Que afinidades existem entre o cinema de uns e de outros, o que é que - no que toca aos filmes - está na origem desta aproximação, desta transformação de Manuel Mozos numa espécie de "irmão mais velho" de cineastas nascidos dez, quinze, vinte anos depois dele? Convém registar um dado curioso que talvez tenha alguma coisa a ver com isto, e que se liga aos modos (e aos tempos) da recepção dos filmes de toda este gente. A carreira de Mozos, se bem que iniciada em finais da década de 80, foi fértil em impasses e azares tremendos. Do seu primeiro filme - "Um Passo, Outro Passo e Depois", de 1989 - despareceram os materiais originais, e só se pode vê-lo hoje em transcrições video que danificam bastante as qualidades da imagem e do som. "Xavier", que teria sido o seu filme seguinte, encontrou problemas de produção que atrasaram significativamente a sua conclusão e a sua estreia - rodado em 1992, "Xavier" só chegou a uma versão "acabada" e definitiva já no século XXI. De certa maneira, a obra de Mozos só "arrancou", em termos de regularidade e visibilidade, numa data relativamente recente: 1999 e "...Quando Troveja". O que vale por dizer que, em termos de recepção, se tivesse criado um efeito de contemporaneidade entre os filmes de um e de outros, e a "descoberta" de Mozos fosse, de facto, simultânea à descoberta de Gomes, Sandro Aguilar, João Nicolau...

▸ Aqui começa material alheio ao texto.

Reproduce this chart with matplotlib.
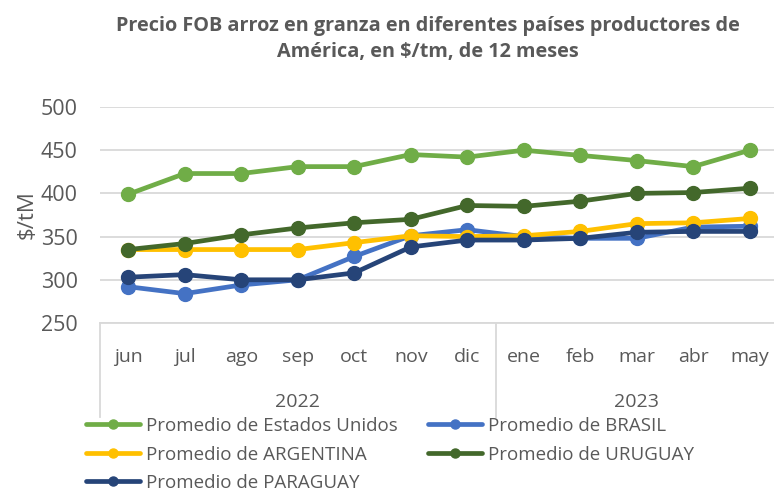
import matplotlib
matplotlib.use('Agg')
import matplotlib.pyplot as plt
import matplotlib.transforms as mtransforms

plt.rcParams['font.family'] = ['Open Sans', 'DejaVu Sans']

months = ['jun', 'jul', 'ago', 'sep', 'oct', 'nov', 'dic', 'ene', 'feb', 'mar', 'abr', 'may']
years = ['2022', '2023']
year_spans = [(0, 6), (7, 11)]

estados_unidos = [399, 423, 423, 431, 431, 445, 442, 450, 444, 438, 431, 450]
brasil = [292, 284, 294, 300, 327, 351, 358, 350, 348, 348, 361, 362]
argentina = [335, 335, 335, 335, 343, 351, 350, 351, 356, 365, 366, 371]
uruguay = [335, 342, 352, 360, 366, 370, 386, 385, 391, 400, 401, 406]
paraguay = [303, 306, 300, 300, 308, 338, 346, 346, 348, 355, 356, 356]

series = [
  ('Promedio de Estados Unidos', estados_unidos, '#70AD47'),
  ('Promedio de BRASIL', brasil, '#4472C4'),
  ('Promedio de ARGENTINA', argentina, '#FFC000'),
  ('Promedio de URUGUAY', uruguay, '#43682B'),
  ('Promedio de PARAGUAY', paraguay, '#264478'),
]

text_color = '#595959'
grid_color = '#D9D9D9'

fig = plt.figure(figsize=(7.74, 4.92), dpi=100)
ax = fig.add_axes([100/774, 1 - 323/492, 678/774, 216/492])

x = list(range(len(months)))
handles = {}
for name, vals, color in series:
  h, = ax.plot(x, vals, color=color, linewidth=3.4, marker='o', markersize=10,
               solid_capstyle='round', label=name, clip_on=False, zorder=3)
  handles[name] = h

ax.set_xlim(-0.5, 11.5)
ax.set_ylim(250, 500)
ax.set_yticks([250, 300, 350, 400, 450, 500])
ax.grid(axis='y', color=grid_color, linewidth=1.3)
ax.set_axisbelow(True)
for s in ['top', 'right', 'left']:
  ax.spines[s].set_visible(False)
ax.spines['bottom'].set_color(grid_color)
ax.spines['bottom'].set_linewidth(1.3)
ax.tick_params(axis='y', length=0, labelsize=15.5, labelcolor=text_color, pad=16)
ax.tick_params(axis='x', length=0, labelsize=14, labelcolor=text_color, pad=18)
ax.set_xticks(x)
ax.set_xticklabels(months)
ax.set_ylabel('$/tM', fontsize=16, color=text_color, labelpad=2)

# multi-level category axis: year labels and separators
trans = mtransforms.blended_transform_factory(ax.transData, ax.transAxes)
for xs in [-0.5, 6.5, 11.5]:
  ax.plot([xs, xs], [0, -0.435], color=grid_color, linewidth=1.3, transform=trans, clip_on=False)
for label, (a, b) in zip(years, year_spans):
  ax.text((a + b) / 2, -0.365, label, transform=trans, ha='center', va='center',
          fontsize=14, color=text_color)

fig.text(428/774, 0.921, 'Precio FOB arroz en granza en diferentes países productores de\nAmérica, en $/tm, de 12 meses',
         ha='center', va='center', fontsize=14.3, fontweight='bold', color=text_color, linespacing=1.4)

order = ['Promedio de Estados Unidos', 'Promedio de ARGENTINA', 'Promedio de PARAGUAY',
         'Promedio de BRASIL', 'Promedio de URUGUAY']
leg = fig.legend([handles[n] for n in order], order, ncol=2, loc='upper left',
                 bbox_to_anchor=(86/774, 1 - 417/492), frameon=False, fontsize=13.5,
                 handlelength=2.9, handletextpad=0.3, columnspacing=1.6, labelspacing=0.56,
                 borderaxespad=0, borderpad=0, markerscale=0.65)
for t in leg.get_texts():
  t.set_color(text_color)

fig.savefig('out.png', dpi=100)
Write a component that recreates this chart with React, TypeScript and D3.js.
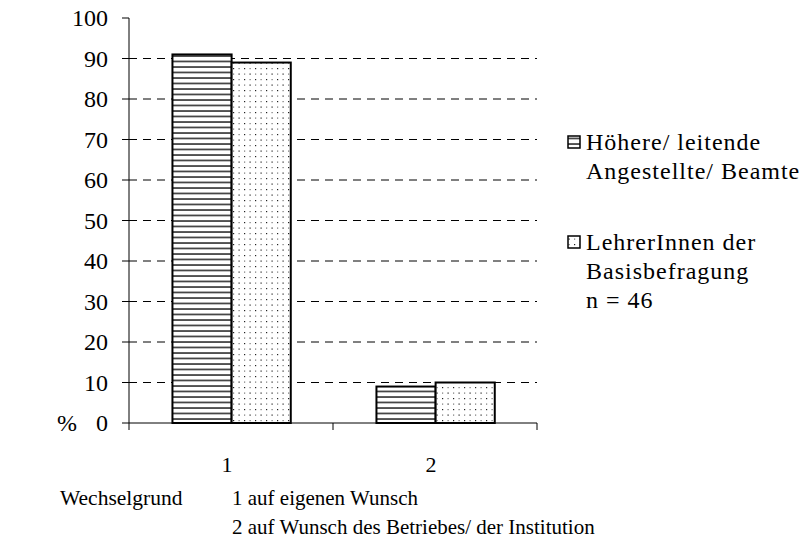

Fazer cinema em Portugal já é difícil mesmo sem ter em conta a indiferença do público em geral, as eventuais injustiças da crítica e a hostilidade de "opinion makers" enfatuados. O percurso de Mozos faz dele um "sobrevivente", e um exemplo vivo de obstinação perante as dificuldades, um exemplo de "resiliência" - e seguramente isto é algo que os mais jovens vêem e admiram nele. Por outro lado, pelos filmes de Manuel Mozos passa ainda a sombra de um cinema português (o dos anos 80) que viveu - visto de hoje, com inusitada felicidade - a encruzilhada entre a afirmação de uma identidade e a fidelidade "familiar" a toda aquela geração de cineastas (os do Cinema Novo, os que vieram logo a seguir) que praticamente construiu a própria noção de "cinema português". O cinema português, e a noção de "cinema português", mudaram bastante na última década e meia, mas ainda há alguma coisa que responde a esse cinema português dos anos 70 e dos anos 80. Quando se vê um filme como "Canção de Amor e Saúde" percebe-se bem que, sendo já "outra coisa", é ainda um filme que tem algo a dever (e que sabe que tem algo a dever) a João César Monteiro, por exemplo. Os "filhos" já não serão "filhos" mas reconhecem os "pais", e mesmo que seja para partir para outros territórios esse reconhecimento mais ou menos próximo, mais ou menos remoto, ainda está nos filmes.

Nessa medida a presença de Manuel Mozos no cinema português actual tem uma função simbólica crucial: ele é uma espécie de testemunha de algo que deixou de ser o que noutro tempo foi, mas que desse tempo traz ainda alguma coisa para transmitir e para depositar junto dos que vieram - dos que nasceram - depois dele. Alguém dirá que "Ruínas", obra sobre lugares abandonados e memórias adormecidas, não é justamente um filme sobre isto mesmo?